Yo no soy Dios pero mi debilidad puede ser, en lugar de una barrera, un trampolín hacia Él
Comenta el padre José Kentenich: “Miren, el hombre de hoy no puede soportar, no puede sobrellevar ser simplemente una criatura, no ser Dios. El hombre no puede soportar ser un ser sexuado que necesita del otro sexo para ser complementado. No puede reconocer sus propias fronteras y limitaciones. El hombre no puede soportar el no valerse por sí mismo, el tener que depender de otros“.
Soy frágil. Me cuesta no ser Dios. Experimento cada día la fragilidad. Me cuesta tanto tocar mis límites… Levantarme y volverme a caer. Quisiera ser Dios para no tener que ser partido nunca. Deseo estar en todas partes para llegar a todos. Ser todopoderoso para solucionarlo todo. Vencer siempre en lo que me propongo.
Por eso me rebelo contra esa fragilidad que acaricio desde el nacimiento. Quiero ser Dios.
Al comulgar no me hago Dios. Me hago más hijo, más frágil, más dócil. Y entonces mi debilidad no se convierte en una barrera sino en un trampolín hacia Dios. Mi debilidad me sana, no me condena. Mi fragilidad me eleva hasta Dios, no me hunde. ¡Qué paradoja! Aprendo a sentirme necesitado de su poder y de su amor.

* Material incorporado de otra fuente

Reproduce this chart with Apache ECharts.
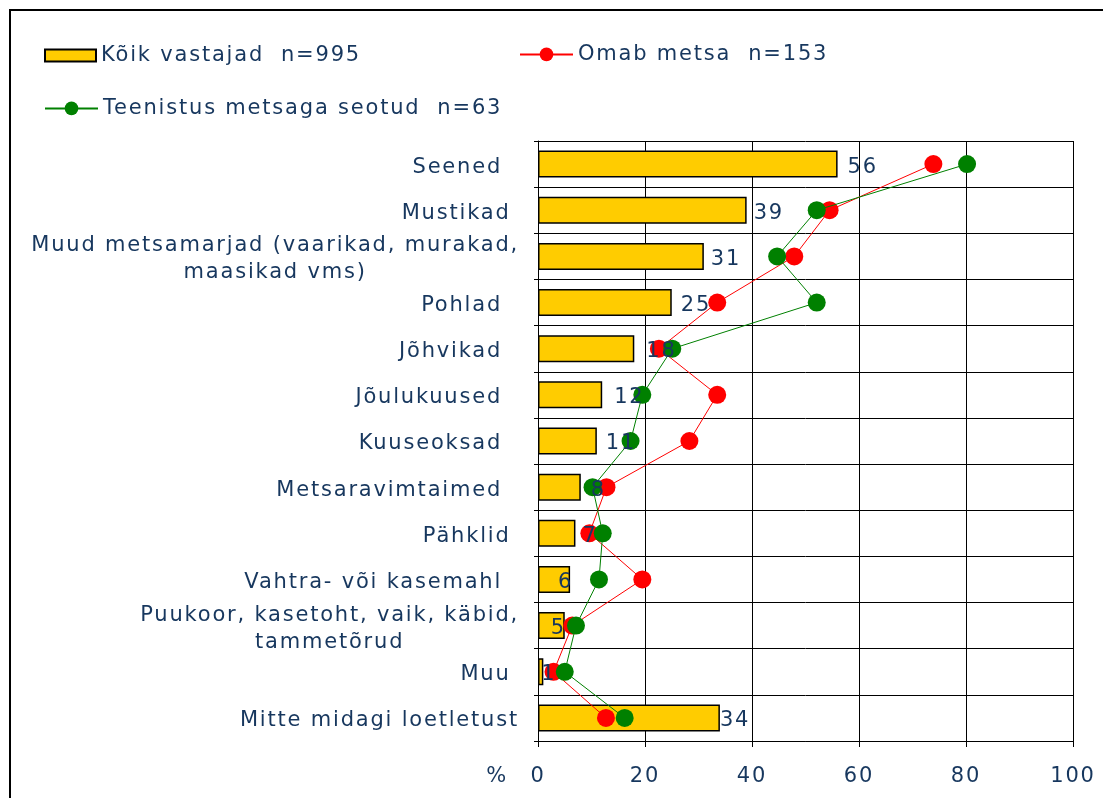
<!DOCTYPE html>
<html>
<head>
<meta charset="utf-8">
<script src="https://cdn.jsdelivr.net/npm/echarts@6/dist/echarts.min.js"></script>
<style>
  html, body { margin: 0; padding: 0; background: #fff; }
  #chart { width: 1103px; height: 798px; }
</style>
</head>
<body>
<div id="chart"></div>
<script>
const categories = [
  'Seened  ',
  'Mustikad ',
  'Muud metsamarjad (vaarikad, murakad,\nmaasikad vms)',
  'Pohlad  ',
  'Jõhvikad  ',
  'Jõulukuused  ',
  'Kuuseoksad  ',
  'Metsaravimtaimed  ',
  'Pähklid ',
  'Vahtra- või kasemahl  ',
  'Puukoor, kasetoht, vaik, käbid,\ntammetõrud',
  'Muu ',
  'Mitte midagi loetletust'
];
const allRespondents = [56, 39, 31, 25, 18, 12, 11, 8, 7, 6, 5, 1, 34];
const forestOwners = [73.9, 54.5, 47.9, 33.5, 22.6, 33.5, 28.3, 12.8, 9.6, 19.5, 6.4, 2.9, 12.7];
const forestJobs = [80.2, 52.1, 44.7, 52.1, 25.1, 19.5, 17.3, 10.2, 12.1, 11.4, 7.1, 5.0, 16.2];
const xTicks = [0, 20, 40, 60, 80, 100];

const names = ['Kõik vastajad  n=995', 'Omab metsa  n=153', 'Teenistus metsaga seotud  n=63'];

// where Excel put the value labels, px right of the bar end
const labelShift = [10, 7, 7, 9, 12, 12, 9, 10, 7, -12, -14, -2, 0];

const navy = '#17375e';
const font = 'DejaVu Sans';
const fontSize = 21;

// the Excel export has loose tracking; give 21px canvas text some letter spacing
const fontProp = Object.getOwnPropertyDescriptor(CanvasRenderingContext2D.prototype, 'font');
Object.defineProperty(CanvasRenderingContext2D.prototype, 'font', {
  configurable: true,
  get() { return fontProp.get.call(this); },
  set(v) {
    fontProp.set.call(this, v);
    this.letterSpacing = /\b21px\b/.test(v) ? '1.8px' : '0px';
  }
});

const chart = echarts.init(document.getElementById('chart'));

const legendBase = {
  orient: 'horizontal',
  padding: 0,
  itemHeight: 17,
  textStyle: { fontFamily: font, fontSize: fontSize, color: navy },
  selectedMode: false
};

chart.setOption({
  animation: false,
  textStyle: { fontFamily: font },
  graphic: [{
    type: 'rect',
    z: -1,
    shape: { x: 10, y: 10, width: 1200, height: 900 },
    style: { fill: 'none', stroke: '#000', lineWidth: 2 }
  }],
  legend: [
    Object.assign({}, legendBase, { data: [{ name: names[0], icon: 'rect' }], left: 44, top: 44, itemWidth: 51, itemHeight: 12 }),
    Object.assign({}, legendBase, { data: [names[1]], left: 519, top: 43, itemWidth: 53 }),
    Object.assign({}, legendBase, { data: [names[2]], left: 44, top: 97, itemWidth: 53 })
  ],
  grid: { left: 538, right: 30, top: 141, bottom: 57, containLabel: false },
  xAxis: {
    type: 'value',
    min: xTicks[0],
    max: xTicks[xTicks.length - 1],
    interval: 20,
    name: '%',
    nameLocation: 'start',
    nameGap: 30,
    nameTextStyle: { fontSize: fontSize, color: navy, verticalAlign: 'top', padding: [24, 0, 0, 0] },
    axisLine: { show: true, lineStyle: { color: '#000', width: 1 } },
    axisTick: { show: true, length: 6, lineStyle: { color: '#000' } },
    axisLabel: { fontSize: fontSize, color: navy, margin: 24 },
    splitLine: { show: true, lineStyle: { color: '#000', width: 1 } }
  },
  yAxis: {
    type: 'category',
    inverse: true,
    data: categories,
    axisLine: { show: true, lineStyle: { color: '#000', width: 1 } },
    axisTick: { show: true, length: 4, lineStyle: { color: '#000' } },
    splitLine: { show: true, lineStyle: { color: '#000', width: 1 } },
    axisLabel: {
      margin: 19,
      interval: 0,
      padding: [6, 0, 0, 0],
      formatter: v => v.split('\n').map(s => '{c|' + s + '}').join('\n'),
      rich: {
        c: { fontFamily: font, fontSize: fontSize, color: navy, align: 'center', lineHeight: 27 }
      }
    }
  },
  series: [
    {
      name: names[0],
      type: 'bar',
      data: allRespondents,
      barWidth: 27,
      z: 2,
      itemStyle: { color: '#ffcc00', borderColor: '#000', borderWidth: 1.5 }
    },
    {
      name: names[1],
      type: 'line',
      data: forestOwners,
      z: 3,
      symbol: 'circle',
      symbolSize: 18,
      showAllSymbol: true,
      itemStyle: { color: '#ff0000' },
      lineStyle: { color: '#ff0000', width: 1 }
    },
    {
      name: names[2],
      type: 'line',
      data: forestJobs,
      z: 4,
      symbol: 'circle',
      symbolSize: 18,
      showAllSymbol: true,
      itemStyle: { color: '#008000' },
      lineStyle: { color: '#008000', width: 1 }
    },
    {
      // value labels drawn above the lines, like Excel does
      name: 'labels',
      type: 'bar',
      data: allRespondents.map((v, i) => ({
        value: v,
        label: { offset: [labelShift[i], 3] }
      })),
      barWidth: 27,
      barGap: '-100%',
      z: 10,
      silent: true,
      itemStyle: { color: 'transparent' },
      label: {
        show: true,
        position: 'right',
        distance: 0,
        fontFamily: font,
        fontSize: fontSize,
        color: navy
      }
    }
  ]
});
</script>
</body>
</html>
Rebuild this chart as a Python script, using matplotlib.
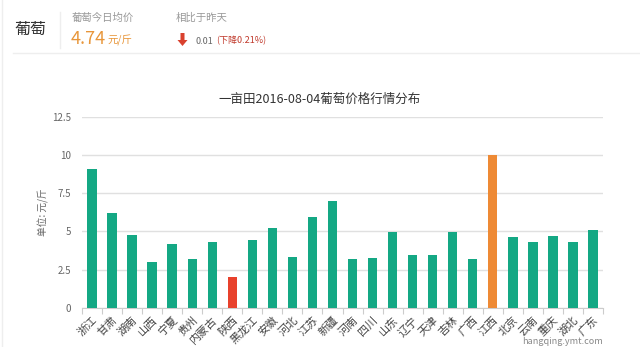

Comulgo para recibir su abrazo de nuevo y poder seguir caminando. Experimento su amor y me vuelvo a levantar. Me da fuerzas para hacer realidad lo que comenta Winston Churchill: “El éxito es la habilidad de ir de fracaso en fracaso sin perder el entusiasmo”. Mi vida, de fracaso en fracaso, pero sin perder nunca la pasión por vivir. Sin dejar de luchar.
Decía Samuel Beckett: “Siempre intentaste. Siempre fallaste. No importa. Intenta de nuevo. Falla de nuevo. Falla mejor”. No importa fallar. No importa romperme. Lo que vale es volverme a levantar. Partirme de nuevo. Volverme a partir.
A menudo me creo que el éxito en la vida consiste en no sufrir. No tener heridas. No padecer crisis. Como si vivir así me hiciera más feliz. Como si esa fuera la meta de mi camino. Y me turba el sufrimiento, el fracaso y la pérdida. No me rindo. No quiero dejar de luchar, de partirme. Vuelvo a intentarlo. Vuelvo a fallar. Fallo mejor.
Pero no dejo de caminar por la vida con la mirada alta. Sin desfallecer. No me quiero olvidar del amor de Dios en mi vida. No me olvido del amor de Dios en mi vida partida. No me olvido del dolor y el sufrimiento pasados. Son también parte de mi camino. En ellos está Dios que me alimenta a diario, me sostiene, le da paz a mi alma.
Dios sana mis heridas, mi alma partida. Me da fuerzas para volver a empezar, para partirme de nuevo. No pierdo la esperanza. Lucho. Lo intento. Tenga éxito o fracase. No importa. La confianza no la pierdo nunca.
Me cuesta entregar la vida por amor a otros, partirme de forma voluntaria. Por lo general me busco de forma egoísta. Es la tentación de mi alma. No quiero que sea triturado mi trigo. No quiero que sea molido. Pero tal vez es la única forma de que haya pan.
El amor verdadero muere por la persona amada. Entrega todo sin límites, sin egoísmos, sin barreras. Se parte, se rompe. Ya no es partido de forma pasiva. El acto es voluntario. Yo me parto, me rompo por otros. No es tan sencillo.
Tengo claro que el pan que se guarda se endurece y no alimenta a nadie. Si no soy capaz de dar la vida, mi pan se pondrá duro. Me guardaré mi alma sin heridas, porque no habré sido capaz de amar. Me da miedo perder lo que me hace feliz. Y guardo el pan que recibo de Jesús.
Él se hace carne para que yo tenga vida, para que yo me parta por otros. Se hace carne para que lo pueda recibir y ser más osado en mi fe. Más valiente, más decidido, más libre. Quiero que su presencia continúe en mi corazón para siempre. Me como a Jesús y Él deja huella en mí. Me da la vida. Me enseña cómo es el verdadero amor.
Quiero que cada misa produzca un cambio en mi alma. Partirme tiene que ver con poner a Jesús en el centro. Lo adoro a Él, lo recibo a Él. Está presente en mí.
Mi tendencia es girar en torno a mis deseos y gustos. Ponerlo a Él en el centro me exige cambiar la mirada. Dejo de darme tanta importancia. Quiero dejar que Cristo surja en mí y vaya cambiando mi corazón. Quiero partirme por otros.
Estoy convencido: cada vez que comulgo me asemejo algo más a Jesús. Lo tengo claro. Cada comunión coloca a Jesús más en el centro.